Created just days before Russia's partial mobilisation of 300,000 reservists in September 2022, the hotline has reportedly received tens of thousands of calls and has led to 220 soldiers defecting to Ukraine.
Kyiv's military intelligence unit (GUR), which launched the initiative, said a website that accompanies the hotline has been visited more than 48 million times in 15 months.
Despite Russian forces appearing to have seized the initiative on the frontline as the conflict moves into its third calendar year, the drastic figures reflect a persisting suggestion that morale among Putin’s forces remains low.

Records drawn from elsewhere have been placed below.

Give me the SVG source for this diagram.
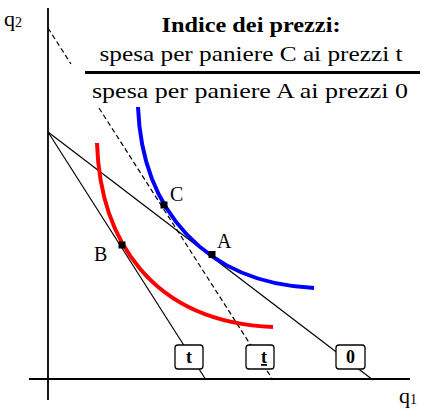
<svg xmlns="http://www.w3.org/2000/svg" width="430" height="410" viewBox="0 0 430 410">
<style>
  text { font-family: "Liberation Serif", "Times New Roman", serif; fill: #000; }
  .axis { stroke: #000; stroke-width: 1.8; fill: none; }
  .line { stroke: #000; stroke-width: 1.2; fill: none; }
  .dash { stroke: #000; stroke-width: 1.2; fill: none; stroke-dasharray: 5 3; }
  .curve { stroke-width: 4; fill: none; }
  .box { fill: #fff; stroke: #000; stroke-width: 1.3; }
  .pt { fill: #000; }
  .lbl { font-size: 20px; }
  .boxlbl { font-size: 18px; font-weight: bold; text-anchor: middle; }
</style>
<rect width="430" height="410" fill="#fff"/>

<g id="axes">
  <line class="axis" x1="48" y1="8" x2="48" y2="400"/>
  <line class="axis" x1="29" y1="379" x2="410" y2="379"/>
  <text x="4" y="26" font-size="22">q<tspan font-size="14" dy="1">2</tspan></text>
  <text x="399" y="403" font-size="22">q<tspan font-size="14" dy="1">1</tspan></text>
</g>

<g id="title">
  <text x="251" y="32" font-size="20" font-weight="bold" text-anchor="middle" textLength="179" lengthAdjust="spacingAndGlyphs">Indice dei prezzi:</text>
  <text x="251" y="61" font-size="21" text-anchor="middle" textLength="303" lengthAdjust="spacingAndGlyphs">spesa per paniere C ai prezzi t</text>
  <line x1="85" y1="72.5" x2="420" y2="72.5" stroke="#000" stroke-width="3.2"/>
  <text x="250" y="98" font-size="21" text-anchor="middle" textLength="316" lengthAdjust="spacingAndGlyphs">spesa per paniere A ai prezzi 0</text>
</g>

<g id="connectors">
  <line class="dash" x1="48" y1="28" x2="71" y2="64"/>
  <line class="dash" x1="99" y1="108" x2="273" y2="380"/>
  <line class="line" x1="48" y1="132" x2="206" y2="380"/>
  <line class="line" x1="48" y1="132" x2="373" y2="380"/>
</g>

<g id="curve-red">
  <path class="curve" stroke="#ff0000" d="M97,143 C100,238 150,322 273,327"/>
</g>
<g id="curve-blue">
  <path class="curve" stroke="#0000ff" d="M138,107 C142,210 205,283 314,288"/>
</g>

<g id="point-C">
  <rect class="pt" x="160.5" y="201.5" width="7" height="7"/>
  <text class="lbl" x="170" y="201">C</text>
</g>
<g id="point-A">
  <rect class="pt" x="208.5" y="251" width="7" height="7"/>
  <text class="lbl" x="217" y="248">A</text>
</g>
<g id="point-B">
  <rect class="pt" x="118.5" y="241.5" width="7" height="7"/>
  <text class="lbl" x="94" y="261">B</text>
</g>

<g id="box-t">
  <rect class="box" x="175" y="345" width="28" height="24" rx="3"/>
  <text class="boxlbl" x="189" y="363">t</text>
</g>
<g id="box-t-under">
  <rect class="box" x="246" y="345" width="28" height="24" rx="3"/>
  <text class="boxlbl" x="264" y="363" text-decoration="underline">t</text>
</g>
<g id="box-0">
  <rect class="box" x="336" y="345" width="29" height="24" rx="3"/>
  <text class="boxlbl" x="350.5" y="363">0</text>
</g>
</svg>
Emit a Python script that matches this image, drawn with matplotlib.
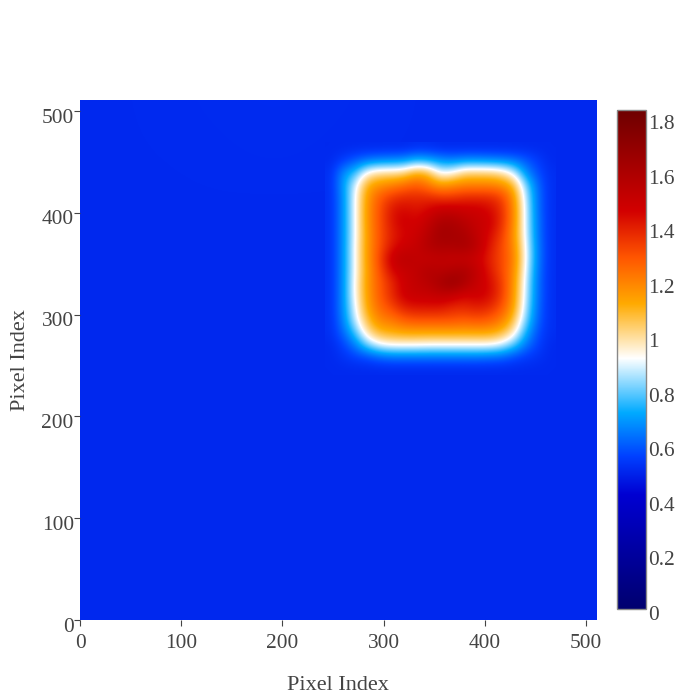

Tens of thousands of Russian soldiers have been used in suicidal human wave attacks throughout the 22-month war, most recently in Avdiivka, a key frontline city in the eastern region of Donetsk, and US officials have suggested that some Russian commanders are executing those who refuse to join in.
The latest US intelligence estimates that 300,000 Russians have been wounded or killed in Ukraine since February 2022, a full 100,000 more than the Ukrainian losses.
Towards the end of last year, at least 13,000 were killed in the first six weeks in Avdiivka alone, it suggests.
According to Vitaliy Matvienko, a spokesperson for the GUR who spoke to the Financial Times, this Soviet Army-style of warfare, where a soldier’s life is worth nothing, has led to an average of three Russian soldiers surrendering via their hotline every week.
He said they had received 26,000 calls over 15 months and were currently processing 1,000 cases.
One of the most recent surrenders, named “Operation Barynya”, involved a Russian lieutenant, Daniil Alfyorov, 27, giving up his commanding post in southern Kherson. He brought with him 11 other Russian troops and provided Ukraine with valuable battlefield intelligence.
Many more Russian soldiers surrendered in Kherson during Ukraine’s successful liberation effort in November 2022.
Another spike happened in March last year, when it was believed that Ukraine’s Western-funded counteroffensive was imminent. There were as many as 3,000 applications, Mr Matvienko said, though in the end, the counterattack did not start until June.
The hotline is staffed 24 hours a day, seven days a week by 10 operators working from a secret location in Kyiv. All employees are military psychologists and analysts specifically trained to speak to Russian soldiers, due to the complicated nature of the task.
“When an enemy calls you in tears saying that he wants to live, he needs to be calmed down,” Mr Matvienko said.
But the job has tangible benefits to Ukraine beyond simply removing Russian soldiers from the enemy side of the frontline, and the motivation for the psychological operation has likely saved countless Ukrainian lives.
Captured Russians can be swapped for Ukrainian prisoners of war (POW), some of whom will have been subjected to brutal torture. In Ukraine, Russian POWs are treated comparatively better as the authorties work hard to convene to the Geneva Convention on the treatment of POWs, which includes offering three hot meals a day and allowing them to communicate with family back home.
On Wednesday, at least 230 Ukrainian POWs were swapped for a similar number of Russians. It was a feat that Ukrainian president Volodymyr Zelensky admitted was a rare bit of good news.
After their release, Russian soldiers can expect to be debriefed and discharged by the military. The GUR sometimes offers asylum to those that fear they will be killed should they return to Russia.